American psychologist and writer

Francine M. Deutsch (born 1948) is an American writer and professor emeritus at the Mount Holyoke College in Massachusetts since 1981. She is a professor of Psychology and Education. She is specialized in the social psychology of gender in everyday life, gender inequality at home and in labour market, and the educational trajectories of pre-school teachers. She worked on the link between unequal earning, young children at home and domestic inequality in household duties.

She is interested in how people's lives are structured by gender. She did a lot of qualitative studies about couples who have established equality at home, or not. In reference to the article by Candace West and Zimmerman, Doing Gender, she did a reflection about how to undo gender in everyday life in her article Undoing Gender.

She did a lot of recognized works about equal parenting. In 2000, she wrote a book about that, Halving it All, How Equally Shared Parenting Works, using her interviews with families and couples egalitarian or unequal couples by trying to understand what factors affect this equality.

She is a member of PRESAGE (Research and Educational Programme on Gender Studies) program at Sciences Po Paris.

Deutsch received her BA from Carnegie-Mellon University and her PhD in social psychology from Columbia University.

== Quotations ==
"It's a vicious cycle ... After childbirth, women start to reduce their time in the labor force, and his job becomes more important, which makes the home central to her."

"“If you gave people a survey they would probably check all the answers about how things should be equal, ... But when they get to the part where “you ask them how things work for them day to day,” she says, “ideal does not match reality.”

"Equality exists without magic. Husbands and wives become equal sharers together, fighting, negotiating, and building as they go. The big news is that despite its rarity, equal sharing is not the province of a special elite. Avoiding the pitfalls of a home life built around superwoman or former superwoman, equal sharers are ordinary people simply inventing and reinventing solutions to the dilemmas of modern family life."

== Best known work ==
Deutsch, F. M., Ruble, D. N., Fleming, A., Brooks-Gunn, J., & Stangor, C., Information-seeking and maternal self-definition during the transition to motherhood. Journal of Personality and Social Psychology, 55(3), 420–431, 1988.

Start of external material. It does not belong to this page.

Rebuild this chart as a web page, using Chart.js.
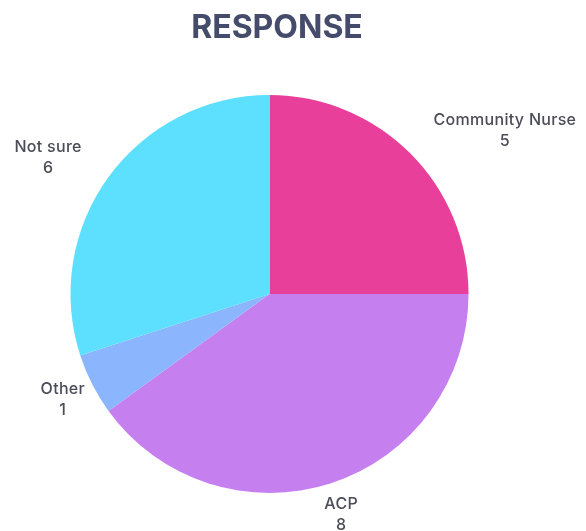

Deutsch, F. M., Lussier, J. B., & Servis, L. J., Husbands at home: Predictors of paternal participation in childcare and housework. Journal of Personality and Social Psychology, 65(6), 1154–1166, 1993.

Deutsch M. Francine, Halving it All, How Equally Shared Parenting Works, Harvard University Press, 1999.

Francine M. Deutsch, Undoing Gender, Gender and Society, Vol. 21, No. 1, pp. 106-127, Feb., 2007

Deutsch, F. M., & Yao, B. Gender differences in faculty attrition in the USA. Community, Work & Family, 17(4), 392–408, 2014.

Deutsch M. Francine, Ruth A. Gaunt, Creating Equality at Home: How 25 Couples Around the World Share Housework and Childcare, will be published in May 2020.